[start DATA RECORDS]

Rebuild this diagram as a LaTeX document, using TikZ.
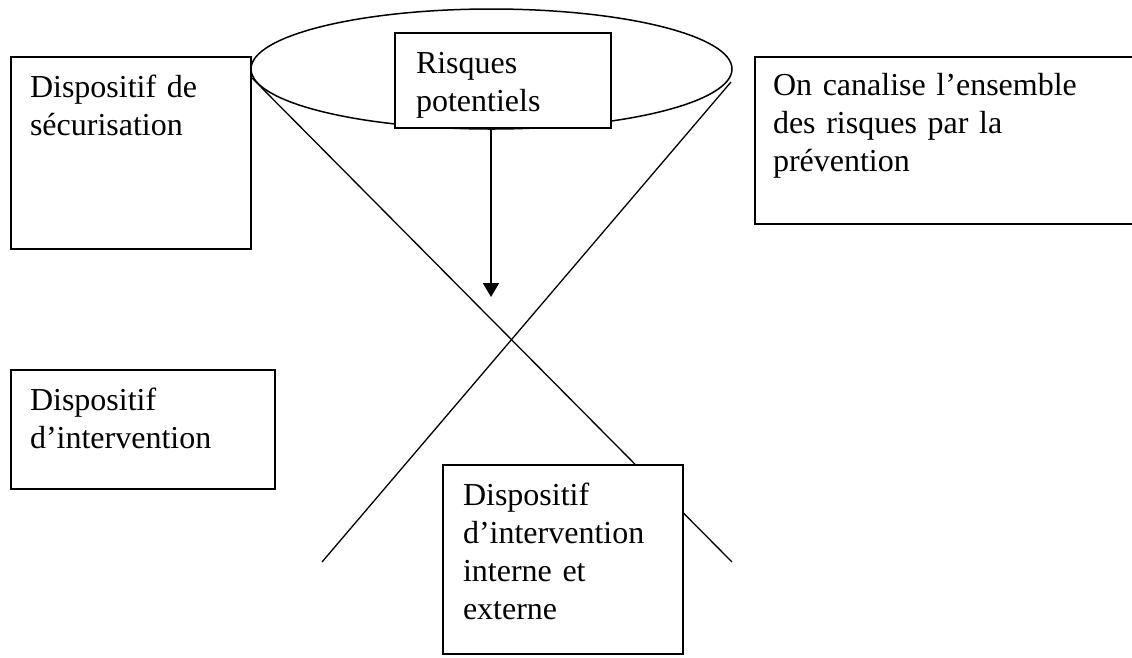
\documentclass[tikz,border=0pt]{standalone}
\usepackage{fontspec}
\setmainfont{Liberation Serif}
\usetikzlibrary{arrows.meta,calc,shapes.geometric}
\tikzset{
  boxshape/.style={draw=black, fill=white, line width=1.5pt, rectangle, inner sep=0pt, outer sep=0pt, anchor=north west},
  boxtext/.style={anchor=base west, inner sep=0pt, outer sep=0pt, text width=360pt, align=left, font=\fontsize{32}{38}\selectfont},
  diag/.style={draw=black, line width=1.3pt},
  arr/.style={draw=black, line width=2pt, -{Triangle[width=16pt,length=14pt]}},
}
\begin{document}
\begin{tikzpicture}[x=1pt,y=-1pt]
\useasboundingbox (0,0) rectangle (1132,657);
\clip (0,0) rectangle (1132,657);
\fill[white] (0,0) rectangle (1132,657);
% bowl
\node[draw=black, line width=1.5pt, ellipse, minimum width=481pt, minimum height=120pt, inner sep=0pt, outer sep=0pt] (bowl) at (491.5,69) {};
% crossing lines
\coordinate (l1a) at (252,78);
\coordinate (l1b) at (732,562);
\coordinate (l2a) at (731,82);
\coordinate (l2b) at (322,562);
\draw[diag] (l1a) -- (l1b);
\draw[diag] (l2a) -- (l2b);
% boxes
\node[boxshape, minimum width=240pt, minimum height=192pt] (sec) at (11,57) {};
\node[boxtext] (sect) at ($(sec.north west)+(19,40)$) {Dispositif de\\sécurisation};
\node[boxshape, minimum width=216pt, minimum height=95pt] (risk) at (395,33) {};
\node[boxtext] (riskt) at ($(risk.north west)+(21,40)$) {Risques\\potentiels};
\node[boxshape, minimum width=390pt, minimum height=167pt] (prev) at (755,57) {};
\node[boxtext] (prevt) at ($(prev.north west)+(18,38)$) {On canalise l’ensemble\\des risques par la\\prévention};
\node[boxshape, minimum width=264pt, minimum height=119pt] (inter) at (11,370) {};
\node[boxtext] (intert) at ($(inter.north west)+(19,40)$) {Dispositif\\d’intervention};
\node[boxshape, minimum width=240pt, minimum height=189pt] (ie) at (443,465) {};
\node[boxtext] (iet) at ($(ie.north west)+(20,40)$) {Dispositif\\d’intervention\\interne et\\externe};
% arrow
\coordinate (arrowend) at (491,297);
\draw[arr] ($(risk.south west)+(96,0)$) -- (arrowend);
\end{tikzpicture}
\end{document}
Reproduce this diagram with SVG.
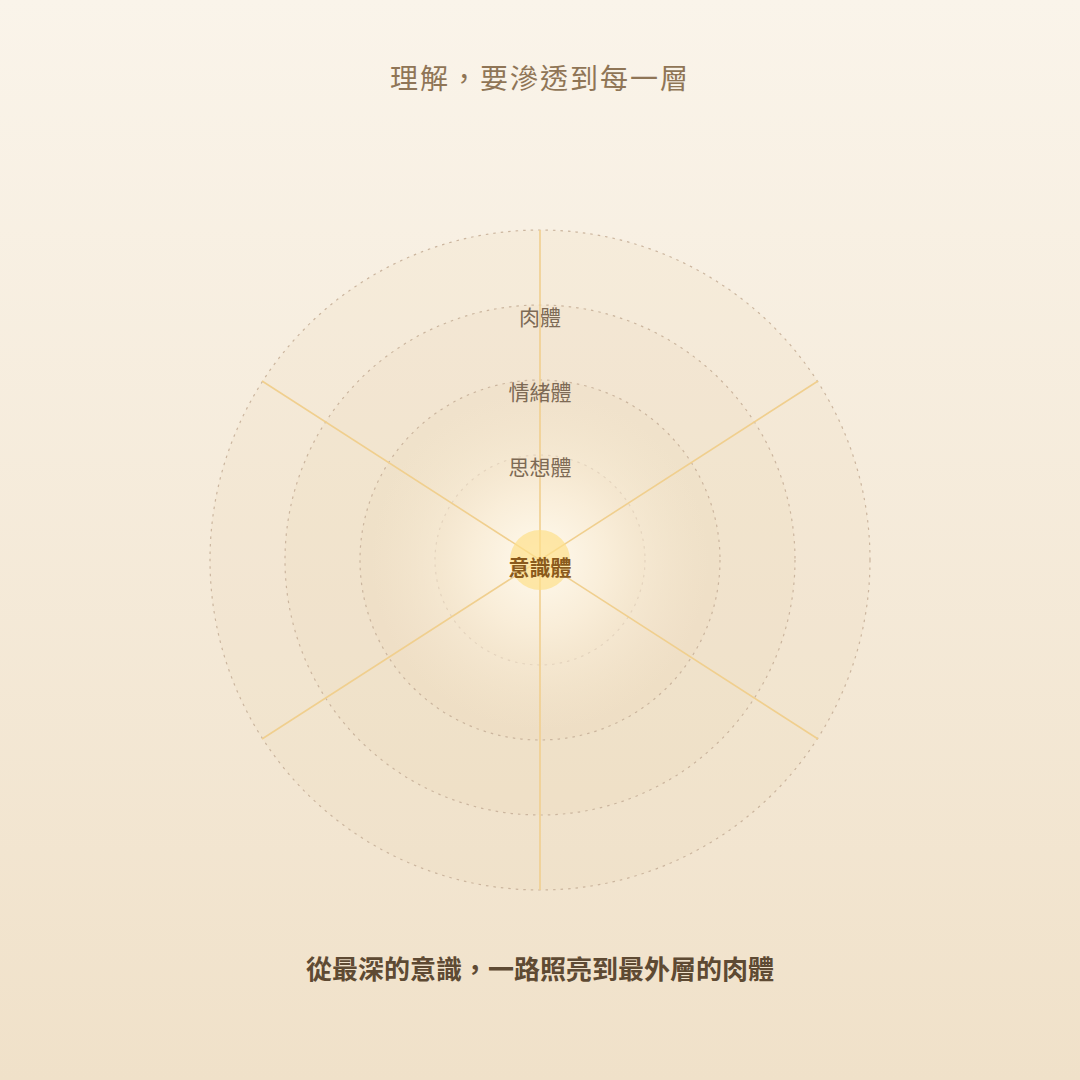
<svg xmlns="http://www.w3.org/2000/svg" width="1080" height="1080" viewBox="0 0 1080 1080">
<defs>
<linearGradient id="bg" x1="0" y1="0" x2="0" y2="1">
<stop offset="0" stop-color="#faf4ea"/>
<stop offset="1" stop-color="#f0e1c9"/>
</linearGradient>
<radialGradient id="glow" cx="540" cy="560" r="170" gradientUnits="userSpaceOnUse">
<stop offset="0" stop-color="#fffaee" stop-opacity="1"/>
<stop offset="0.4" stop-color="#fbf0dc" stop-opacity="0.85"/>
<stop offset="1" stop-color="#f6e8d0" stop-opacity="0"/>
</radialGradient>
<style>
.ring{fill:#e6cfa8;fill-opacity:0.13;stroke:#cbb59e;stroke-width:1.2;stroke-dasharray:2.5 5}
.spoke{stroke:#f0cf8e;stroke-width:1.6;fill:none}
.lbl{font-family:"Noto Sans CJK TC","Noto Sans CJK SC",sans-serif;font-size:21px;fill:#7d6a55;text-anchor:middle}
.core{font-family:"Noto Sans CJK TC","Noto Sans CJK SC",sans-serif;font-size:21px;font-weight:bold;fill:#8a5a1c;text-anchor:middle}
.title{font-family:"Noto Sans CJK TC","Noto Sans CJK SC",sans-serif;font-size:28px;fill:#8f7556;text-anchor:middle;letter-spacing:2px}
.sub{font-family:"Noto Sans CJK TC","Noto Sans CJK SC",sans-serif;font-size:26px;font-weight:bold;fill:#5e4a33;text-anchor:middle}
</style>
</defs>
<rect width="1080" height="1080" fill="url(#bg)"/>
<text class="title" x="540" y="89">理解，要滲透到每一層</text>
<g id="layer-body"><circle class="ring" cx="540" cy="560" r="330"/></g>
<g id="layer-emotion"><circle class="ring" cx="540" cy="560" r="255"/></g>
<g id="layer-thought"><circle class="ring" cx="540" cy="560" r="180"/></g>
<g id="layer-mind"><circle class="ring" cx="540" cy="560" r="105"/></g>
<circle cx="540" cy="560" r="170" fill="url(#glow)"/>
<g id="connectors">
<line class="spoke" x1="540" y1="230" x2="540" y2="890"/>
<line class="spoke" x1="262" y1="381" x2="818" y2="739"/>
<line class="spoke" x1="818" y1="381" x2="262" y2="739"/>
</g>
<g id="core"><circle cx="540" cy="560" r="30" fill="#fde08a" fill-opacity="0.7"/>
<text class="core" x="540" y="575">意識體</text></g>
<g id="labels">
<text class="lbl" x="540" y="325">肉體</text>
<text class="lbl" x="540" y="400">情緒體</text>
<text class="lbl" x="540" y="475">思想體</text>
</g>
<text class="sub" x="540" y="979">從最深的意識，一路照亮到最外層的肉體</text>
</svg>
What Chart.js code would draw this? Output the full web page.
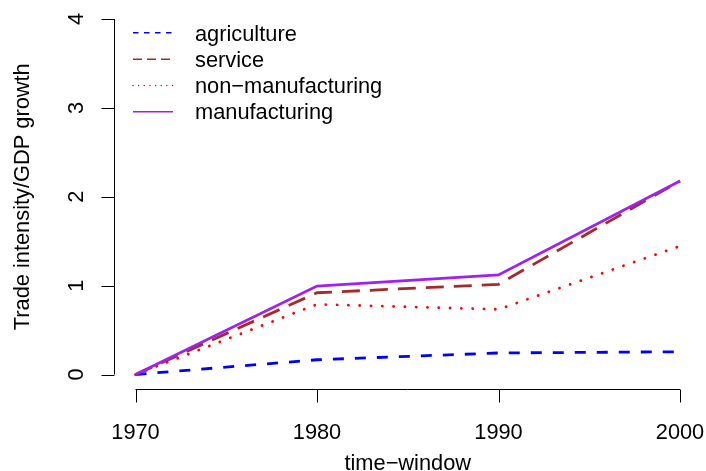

[end DATA RECORDS]

> **TASK DESCRIPTION**: Return the listing above in full and without alteration, excluding its pictures.

> **WRITTEN ANSWER**:
Rebuild this diagram as a LaTeX document, using TikZ.
\documentclass[tikz,border=0pt]{standalone}
\usepackage{fontspec}
\setmainfont{Liberation Serif}
\usetikzlibrary{arrows.meta,calc,shapes.geometric}
\tikzset{
  boxshape/.style={draw=black, fill=white, line width=1.5pt, rectangle, inner sep=0pt, outer sep=0pt, anchor=north west},
  boxtext/.style={anchor=base west, inner sep=0pt, outer sep=0pt, text width=360pt, align=left, font=\fontsize{32}{38}\selectfont},
  diag/.style={draw=black, line width=1.3pt},
  arr/.style={draw=black, line width=2pt, -{Triangle[width=16pt,length=14pt]}},
}
\begin{document}
\begin{tikzpicture}[x=1pt,y=-1pt]
\useasboundingbox (0,0) rectangle (1132,657);
\clip (0,0) rectangle (1132,657);
\fill[white] (0,0) rectangle (1132,657);
% bowl
\node[draw=black, line width=1.5pt, ellipse, minimum width=481pt, minimum height=120pt, inner sep=0pt, outer sep=0pt] (bowl) at (491.5,69) {};
% crossing lines
\coordinate (l1a) at (252,78);
\coordinate (l1b) at (732,562);
\coordinate (l2a) at (731,82);
\coordinate (l2b) at (322,562);
\draw[diag] (l1a) -- (l1b);
\draw[diag] (l2a) -- (l2b);
% boxes
\node[boxshape, minimum width=240pt, minimum height=192pt] (sec) at (11,57) {};
\node[boxtext] (sect) at ($(sec.north west)+(19,40)$) {Dispositif de\\sécurisation};
\node[boxshape, minimum width=216pt, minimum height=95pt] (risk) at (395,33) {};
\node[boxtext] (riskt) at ($(risk.north west)+(21,40)$) {Risques\\potentiels};
\node[boxshape, minimum width=390pt, minimum height=167pt] (prev) at (755,57) {};
\node[boxtext] (prevt) at ($(prev.north west)+(18,38)$) {On canalise l’ensemble\\des risques par la\\prévention};
\node[boxshape, minimum width=264pt, minimum height=119pt] (inter) at (11,370) {};
\node[boxtext] (intert) at ($(inter.north west)+(19,40)$) {Dispositif\\d’intervention};
\node[boxshape, minimum width=240pt, minimum height=189pt] (ie) at (443,465) {};
\node[boxtext] (iet) at ($(ie.north west)+(20,40)$) {Dispositif\\d’intervention\\interne et\\externe};
% arrow
\coordinate (arrowend) at (491,297);
\draw[arr] ($(risk.south west)+(96,0)$) -- (arrowend);
\end{tikzpicture}
\end{document}
Reproduce this diagram with SVG.
<svg xmlns="http://www.w3.org/2000/svg" width="1080" height="1080" viewBox="0 0 1080 1080">
<defs>
<linearGradient id="bg" x1="0" y1="0" x2="0" y2="1">
<stop offset="0" stop-color="#faf4ea"/>
<stop offset="1" stop-color="#f0e1c9"/>
</linearGradient>
<radialGradient id="glow" cx="540" cy="560" r="170" gradientUnits="userSpaceOnUse">
<stop offset="0" stop-color="#fffaee" stop-opacity="1"/>
<stop offset="0.4" stop-color="#fbf0dc" stop-opacity="0.85"/>
<stop offset="1" stop-color="#f6e8d0" stop-opacity="0"/>
</radialGradient>
<style>
.ring{fill:#e6cfa8;fill-opacity:0.13;stroke:#cbb59e;stroke-width:1.2;stroke-dasharray:2.5 5}
.spoke{stroke:#f0cf8e;stroke-width:1.6;fill:none}
.lbl{font-family:"Noto Sans CJK TC","Noto Sans CJK SC",sans-serif;font-size:21px;fill:#7d6a55;text-anchor:middle}
.core{font-family:"Noto Sans CJK TC","Noto Sans CJK SC",sans-serif;font-size:21px;font-weight:bold;fill:#8a5a1c;text-anchor:middle}
.title{font-family:"Noto Sans CJK TC","Noto Sans CJK SC",sans-serif;font-size:28px;fill:#8f7556;text-anchor:middle;letter-spacing:2px}
.sub{font-family:"Noto Sans CJK TC","Noto Sans CJK SC",sans-serif;font-size:26px;font-weight:bold;fill:#5e4a33;text-anchor:middle}
</style>
</defs>
<rect width="1080" height="1080" fill="url(#bg)"/>
<text class="title" x="540" y="89">理解，要滲透到每一層</text>
<g id="layer-body"><circle class="ring" cx="540" cy="560" r="330"/></g>
<g id="layer-emotion"><circle class="ring" cx="540" cy="560" r="255"/></g>
<g id="layer-thought"><circle class="ring" cx="540" cy="560" r="180"/></g>
<g id="layer-mind"><circle class="ring" cx="540" cy="560" r="105"/></g>
<circle cx="540" cy="560" r="170" fill="url(#glow)"/>
<g id="connectors">
<line class="spoke" x1="540" y1="230" x2="540" y2="890"/>
<line class="spoke" x1="262" y1="381" x2="818" y2="739"/>
<line class="spoke" x1="818" y1="381" x2="262" y2="739"/>
</g>
<g id="core"><circle cx="540" cy="560" r="30" fill="#fde08a" fill-opacity="0.7"/>
<text class="core" x="540" y="575">意識體</text></g>
<g id="labels">
<text class="lbl" x="540" y="325">肉體</text>
<text class="lbl" x="540" y="400">情緒體</text>
<text class="lbl" x="540" y="475">思想體</text>
</g>
<text class="sub" x="540" y="979">從最深的意識，一路照亮到最外層的肉體</text>
</svg>
What Chart.js code would draw this? Output the full web page.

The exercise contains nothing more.